Big Demand for Big Data brings Big Profits?
Lately Big Data has made some very obvious, yet subtle, inroads targeting specific users with specific ads and content to their screens. One prime example is the analytics that tracks and analyses our online/mobile/social media behavior and displays relevant banner ads based on our likes, check-ins and interests. Most of the data gathered is often done behind the scenes, unbeknownst to casual user.
But has this new phenomena yielded increased customer insight? It depends on who you ask.
One scholar from the Wharton School of Business postulates that Big Data is just another wild-goose chase from years past. In an interview by Technology Review, Peter Fader from the Wharton’s Customer Analytics Initiative at the University of Pennsylvania said Big Data “reminds me a lot of what was going on 15 years ago with CRM (customer relationship management)… It [CRM] turned out to be a great big IT wild-goose chase. And I’m afraid we’re heading down the same road with Big Data.”

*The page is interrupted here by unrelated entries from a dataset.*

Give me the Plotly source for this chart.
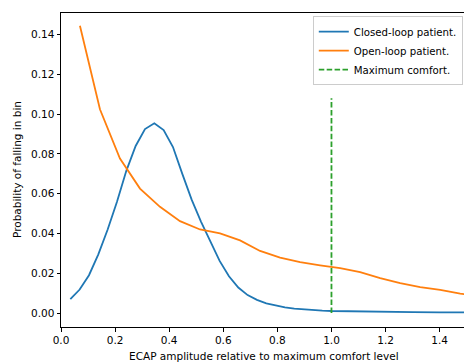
import plotly.graph_objects as go

closed_x = [0.0345, 0.069, 0.1035, 0.138, 0.1725, 0.207, 0.2415, 0.276, 0.3105, 0.345,
            0.3795, 0.414, 0.4485, 0.483, 0.5175, 0.552, 0.5865, 0.621, 0.6555, 0.69,
            0.7245, 0.759, 0.7935, 0.828, 0.8625, 0.897, 0.9315, 0.966, 1.0005, 1.035,
            1.1, 1.2, 1.3, 1.4, 1.5]
closed_y = [0.0070, 0.0118, 0.0190, 0.0295, 0.0420, 0.0560, 0.0715, 0.0840, 0.0925, 0.0954,
            0.0920, 0.0835, 0.0700, 0.0570, 0.0460, 0.0360, 0.0262, 0.0185, 0.0128, 0.0090,
            0.0066, 0.0049, 0.0037, 0.0028, 0.0022, 0.0018, 0.0015, 0.0012, 0.0010, 0.0009,
            0.0007, 0.0005, 0.0004, 0.0003, 0.0003]

open_x = [0.070, 0.144, 0.218, 0.292, 0.366, 0.440, 0.514, 0.588, 0.662, 0.736, 0.810,
          0.884, 0.958, 1.032, 1.106, 1.180, 1.254, 1.328, 1.402, 1.476, 1.550]
open_y = [0.1445, 0.1025, 0.0777, 0.0626, 0.0534, 0.0462, 0.0420, 0.0400, 0.0365, 0.0312, 0.0279,
          0.0256, 0.0240, 0.0226, 0.0206, 0.0175, 0.0150, 0.0130, 0.0116, 0.0097, 0.0086]

comfort_x = [1.0, 1.0]
comfort_y = [0.0, 0.108]

x_ticks = [0.0, 0.2, 0.4, 0.6, 0.8, 1.0, 1.2, 1.4]
y_ticks = [0.00, 0.02, 0.04, 0.06, 0.08, 0.10, 0.12, 0.14]

FONT = "DejaVu Sans"

fig = go.Figure()
fig.add_trace(go.Scatter(x=closed_x, y=closed_y, mode="lines", name="Closed-loop patient.",
                         line=dict(color="#1f77b4", width=1.8)))
fig.add_trace(go.Scatter(x=open_x, y=open_y, mode="lines", name="Open-loop patient.",
                         line=dict(color="#ff7f0e", width=1.8)))
fig.add_trace(go.Scatter(x=comfort_x, y=comfort_y, mode="lines", name="Maximum comfort.",
                         line=dict(color="#2ca02c", width=1.8, dash="5.5px,2.4px")))

fig.update_layout(
    width=464, height=362,
    margin=dict(l=61, r=0, t=13, b=35),
    paper_bgcolor="white", plot_bgcolor="white",
    font=dict(family=FONT, size=10, color="#000000"),
    showlegend=True,
    legend=dict(x=0.997, y=0.99, xanchor="right", yanchor="top",
                bordercolor="#cccccc", borderwidth=1, bgcolor="rgba(255,255,255,0.8)",
                font=dict(family=FONT, size=10.2, color="#000000"),
                itemwidth=30, tracegroupgap=0),
    xaxis=dict(range=[0, 1.49], tickvals=x_ticks, ticktext=[f"{v:.1f}" for v in x_ticks],
               showgrid=False, zeroline=False, showline=True, linecolor="#000000", linewidth=1,
               mirror=True, ticks="outside", ticklen=3.5, tickwidth=0.8, tickcolor="#000000",
               tickfont=dict(family=FONT, size=10.5)),
    yaxis=dict(range=[-0.00704, 0.1509], tickvals=y_ticks, ticktext=[f"{v:.2f}" for v in y_ticks],
               showgrid=False, zeroline=False, showline=True, linecolor="#000000", linewidth=1,
               ticks="outside", ticklen=3.5, tickwidth=0.8, tickcolor="#000000",
               tickfont=dict(family=FONT, size=10.5)),
    annotations=[
        dict(text="ECAP amplitude relative to maximum comfort level", xref="paper", yref="paper",
             x=(264 - 61) / 403, y=0, xanchor="center", yanchor="middle", yshift=-(356 - 326.7),
             showarrow=False, font=dict(family=FONT, size=10.5, color="#000000")),
        dict(text="Probability of falling in bin", xref="paper", yref="paper",
             x=0, y=0.5, xanchor="center", yanchor="middle", xshift=-(61 - 17), textangle=-90,
             showarrow=False, font=dict(family=FONT, size=10.5, color="#000000")),
    ],
)

fig.write_html("out.html", config={"displayModeBar": False},
               post_script="document.body.style.margin='0';document.body.style.padding='0';document.body.style.overflow='hidden';")
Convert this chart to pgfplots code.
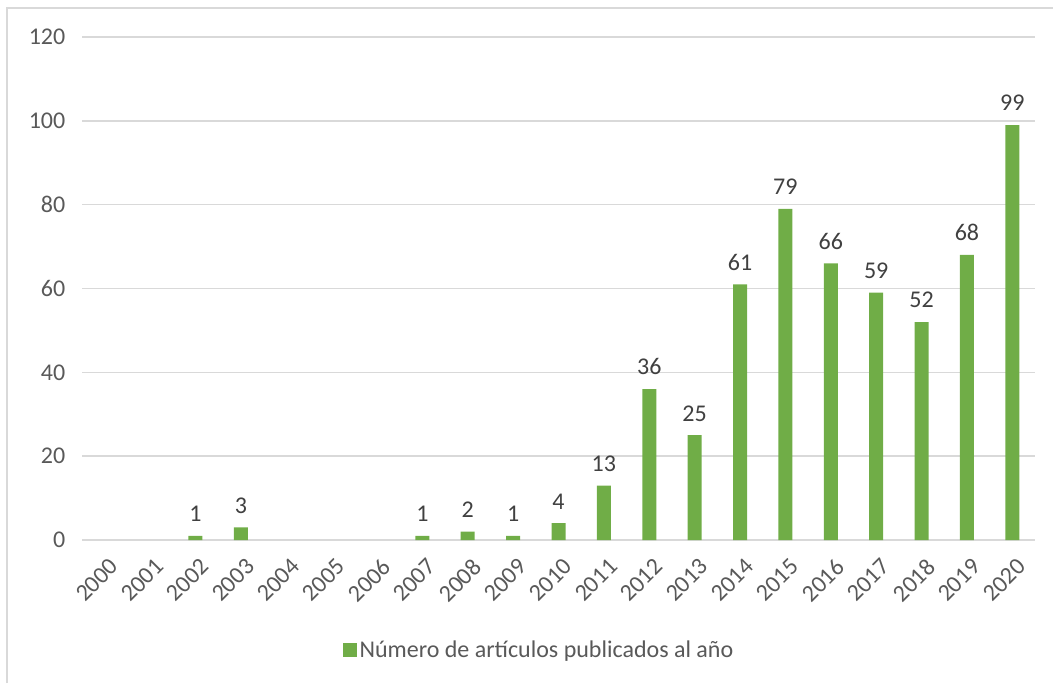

It would be hard to argue that the amount of data available today is unprecedented. But does all this data translate into discernible and predictive insights that brands can profit from. This conundrum reminds me of the old adage – ‘quality over quantity’. Big Data can be like drinking from the fire hydrant when what you really need is a straw.
The below and feature blog post screenshot demonstrates the power of Big Data to produce an ad based on my likes/preferences. I often check the train schedule for the LIRR and noticed that Adobe and The Economist (two brands I often consume and comment about) have been repeatedly displayed for my viewing pleasure. These ads are specifically targeted to my individual tastes. I tested this hypothesis, by checking the LIRR schedules on some friends computers and never saw an ad for either Adobe or The Economist.
Although like most people I have developed banner blindness, I wonder how long this targeting has been going on before I noticed. But now that I know I’m being profiled I don’t know if I should be creeped-out or feel comfortable with the fact that I’m getting personalized ads, even if I rarely look at banner ads.
This creepy vs. comfortable ambivalence recently came to a tipping point for Urban Outfitters. Users of Urban Outfitters’ website were covertly targeted and shown gender specific product offerings. The strategy became an abject failure when users, mostly women, voiced their displeasure for being targeted with gender specific products. It turns out women like to shop for men and found that being shown women specific products was more a inconvenience than a benefit.
Urban Outfitters is one example how using Big Data to ‘personalize’ a users experience backfired, but there are several success story where Big Data has increased profits for many brands. One site, My Revolve, has seen a million dollar increase in revenue from customization, as reported by the NY Times in a related article.
As companies experiment with customization via Big Data one strategy should be getting to know their customers better before systematically trying to find out what they want. Now a good argument can be made that users really don’t know what they want and just getting to know and understand them is a lot more trouble than its worth. This may be true, but developing relationships with customers in the digital age is a long-term commitment.
If companies took a a more strategic approach to understanding its customers and creating customized and evolving experiences from these interactions a more symbiotic and trusting relationship can develop. This approach not only establishes trust, while avoiding creepiness, but also strengthens the bonds that help connect people’s lives with brands in more powerful, meaningful ways.
The potential power of Big Data should not be used exclusively to strengthen a company’s bottom-line. In today’s social media saturated economy establishing lasting long-term relationships with customers could have more value, from the viral effect of social media, than a quick one-time conversion.
I believe Big Data and customization have enormous potential to gain insights that can be translated into unique and dynamic experiences for users. Knowing when and how to make those experiences seem genuine and un-intrusive can only happen when there is a signification amount of trust build-up over time. Brands that get this right will lead the pack.